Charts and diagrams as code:
──────

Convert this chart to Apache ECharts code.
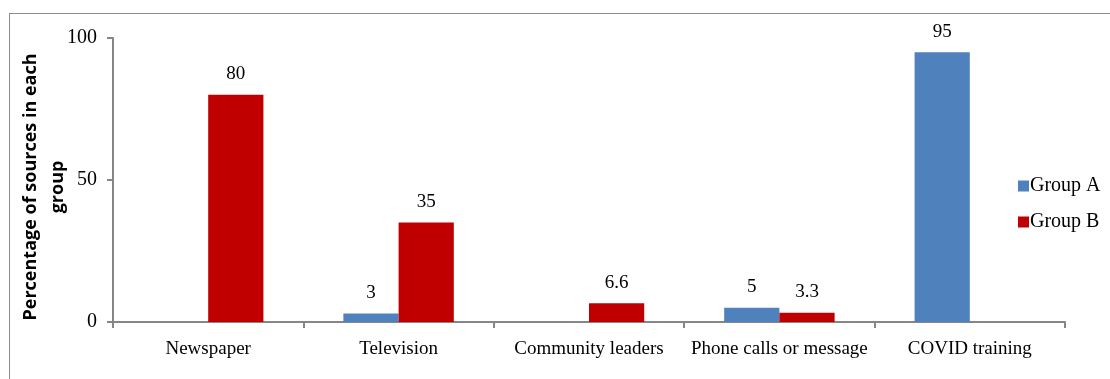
<!DOCTYPE html>
<html>
<head>
<meta charset="utf-8">
<script src="https://cdn.jsdelivr.net/npm/echarts@6/dist/echarts.min.js"></script>
<style>
html,body{margin:0;padding:0;background:#fff;}
#wrap{position:absolute;left:9px;top:13px;width:1110px;height:380px;border:1px solid #8c8c8c;box-sizing:border-box;}
#chart{position:absolute;left:0;top:0;width:1110px;height:379px;}
</style>
</head>
<body>
<div id="wrap"></div>
<div id="chart"></div>
<script>
const categories = ['Newspaper', 'Television', 'Community leaders', 'Phone calls or message', 'COVID training'];
const groupA = [null, 3, null, 5, 95];
const groupB = [80, 35, 6.6, 3.3, null];
const yTicks = [0, 50, 100];

const serif = '"Liberation Serif", "Times New Roman", serif';
const chart = echarts.init(document.getElementById('chart'), null, {renderer: 'canvas'});
const labelCfg = {show: true, position: 'top', distance: 11, color: '#000', fontFamily: serif, fontSize: 19};
chart.setOption({
  animation: false,
  grid: {left: 113, right: 45, top: 38, bottom: 57, containLabel: false, outerBoundsMode: 'none'},
  legend: {
    orient: 'vertical', left: 1013, top: 171,
    itemWidth: 11, itemHeight: 11, itemGap: 16,
    icon: 'rect',
    textStyle: {fontFamily: serif, fontSize: 20, color: '#000', padding: [0,0,0,-4]},
    data: ['Group A', 'Group B']
  },
  xAxis: {
    type: 'category', data: categories,
    axisLine: {lineStyle: {color: '#868686', width: 2}},
    axisTick: {show: true, length: 6, lineStyle: {color: '#868686', width: 2}},
    axisLabel: {color: '#000', fontFamily: serif, fontSize: 19, margin: 18, interval: 0}
  },
  yAxis: {
    type: 'value', min: yTicks[0], max: yTicks[yTicks.length - 1], interval: 50,
    name: 'Percentage of sources in each\ngroup',
    nameLocation: 'middle', nameRotate: 90, nameGap: 42, nameMoveOverlap: false,
    nameTextStyle: {fontFamily: '"Open Sans", "Liberation Sans", sans-serif', fontWeight: 'bold', fontSize: 18, color: '#000', lineHeight: 27, padding: [0, 14, 0, 0]},
    splitLine: {show: false},
    axisLine: {show: true, lineStyle: {color: '#868686', width: 2}},
    axisTick: {show: true, length: 6, lineStyle: {color: '#868686', width: 2}},
    axisLabel: {color: '#000', fontFamily: serif, fontSize: 20, margin: 16}
  },
  series: [
    {name: 'Group A', type: 'bar', data: groupA, barGap: '0%', barCategoryGap: '42%',
     itemStyle: {color: '#4F81BD'}, label: labelCfg},
    {name: 'Group B', type: 'bar', data: groupB, barGap: '0%', barCategoryGap: '42%',
     itemStyle: {color: '#C00000'}, label: labelCfg}
  ]
});
</script>
</body>
</html>
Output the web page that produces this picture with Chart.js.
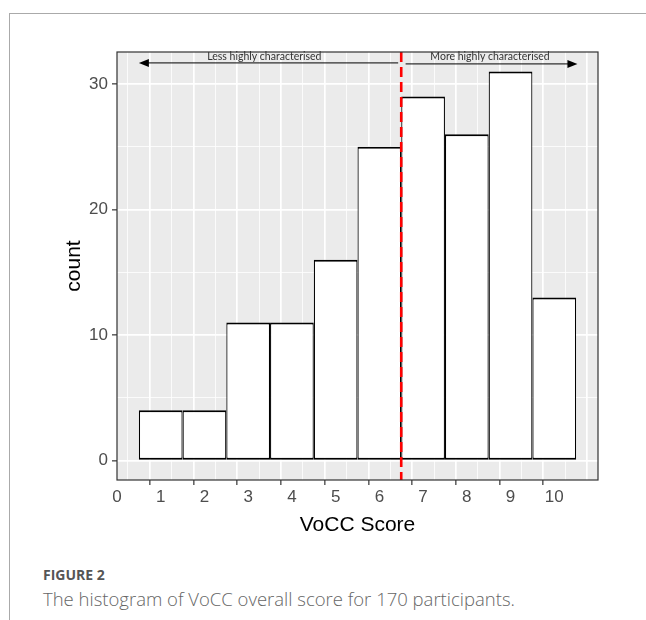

──────

Write out every line above exactly as it is, leaving out the pictures.

**Full response**
Convert this chart to Apache ECharts code.
<!DOCTYPE html>
<html>
<head>
<meta charset="utf-8">
<script src="https://cdn.jsdelivr.net/npm/echarts@6/dist/echarts.min.js"></script>
<style>
html,body{margin:0;padding:0;background:#fff;}
#wrap{position:absolute;left:9px;top:13px;width:1110px;height:380px;border:1px solid #8c8c8c;box-sizing:border-box;}
#chart{position:absolute;left:0;top:0;width:1110px;height:379px;}
</style>
</head>
<body>
<div id="wrap"></div>
<div id="chart"></div>
<script>
const categories = ['Newspaper', 'Television', 'Community leaders', 'Phone calls or message', 'COVID training'];
const groupA = [null, 3, null, 5, 95];
const groupB = [80, 35, 6.6, 3.3, null];
const yTicks = [0, 50, 100];

const serif = '"Liberation Serif", "Times New Roman", serif';
const chart = echarts.init(document.getElementById('chart'), null, {renderer: 'canvas'});
const labelCfg = {show: true, position: 'top', distance: 11, color: '#000', fontFamily: serif, fontSize: 19};
chart.setOption({
  animation: false,
  grid: {left: 113, right: 45, top: 38, bottom: 57, containLabel: false, outerBoundsMode: 'none'},
  legend: {
    orient: 'vertical', left: 1013, top: 171,
    itemWidth: 11, itemHeight: 11, itemGap: 16,
    icon: 'rect',
    textStyle: {fontFamily: serif, fontSize: 20, color: '#000', padding: [0,0,0,-4]},
    data: ['Group A', 'Group B']
  },
  xAxis: {
    type: 'category', data: categories,
    axisLine: {lineStyle: {color: '#868686', width: 2}},
    axisTick: {show: true, length: 6, lineStyle: {color: '#868686', width: 2}},
    axisLabel: {color: '#000', fontFamily: serif, fontSize: 19, margin: 18, interval: 0}
  },
  yAxis: {
    type: 'value', min: yTicks[0], max: yTicks[yTicks.length - 1], interval: 50,
    name: 'Percentage of sources in each\ngroup',
    nameLocation: 'middle', nameRotate: 90, nameGap: 42, nameMoveOverlap: false,
    nameTextStyle: {fontFamily: '"Open Sans", "Liberation Sans", sans-serif', fontWeight: 'bold', fontSize: 18, color: '#000', lineHeight: 27, padding: [0, 14, 0, 0]},
    splitLine: {show: false},
    axisLine: {show: true, lineStyle: {color: '#868686', width: 2}},
    axisTick: {show: true, length: 6, lineStyle: {color: '#868686', width: 2}},
    axisLabel: {color: '#000', fontFamily: serif, fontSize: 20, margin: 16}
  },
  series: [
    {name: 'Group A', type: 'bar', data: groupA, barGap: '0%', barCategoryGap: '42%',
     itemStyle: {color: '#4F81BD'}, label: labelCfg},
    {name: 'Group B', type: 'bar', data: groupB, barGap: '0%', barCategoryGap: '42%',
     itemStyle: {color: '#C00000'}, label: labelCfg}
  ]
});
</script>
</body>
</html>
Output the web page that produces this picture with Chart.js.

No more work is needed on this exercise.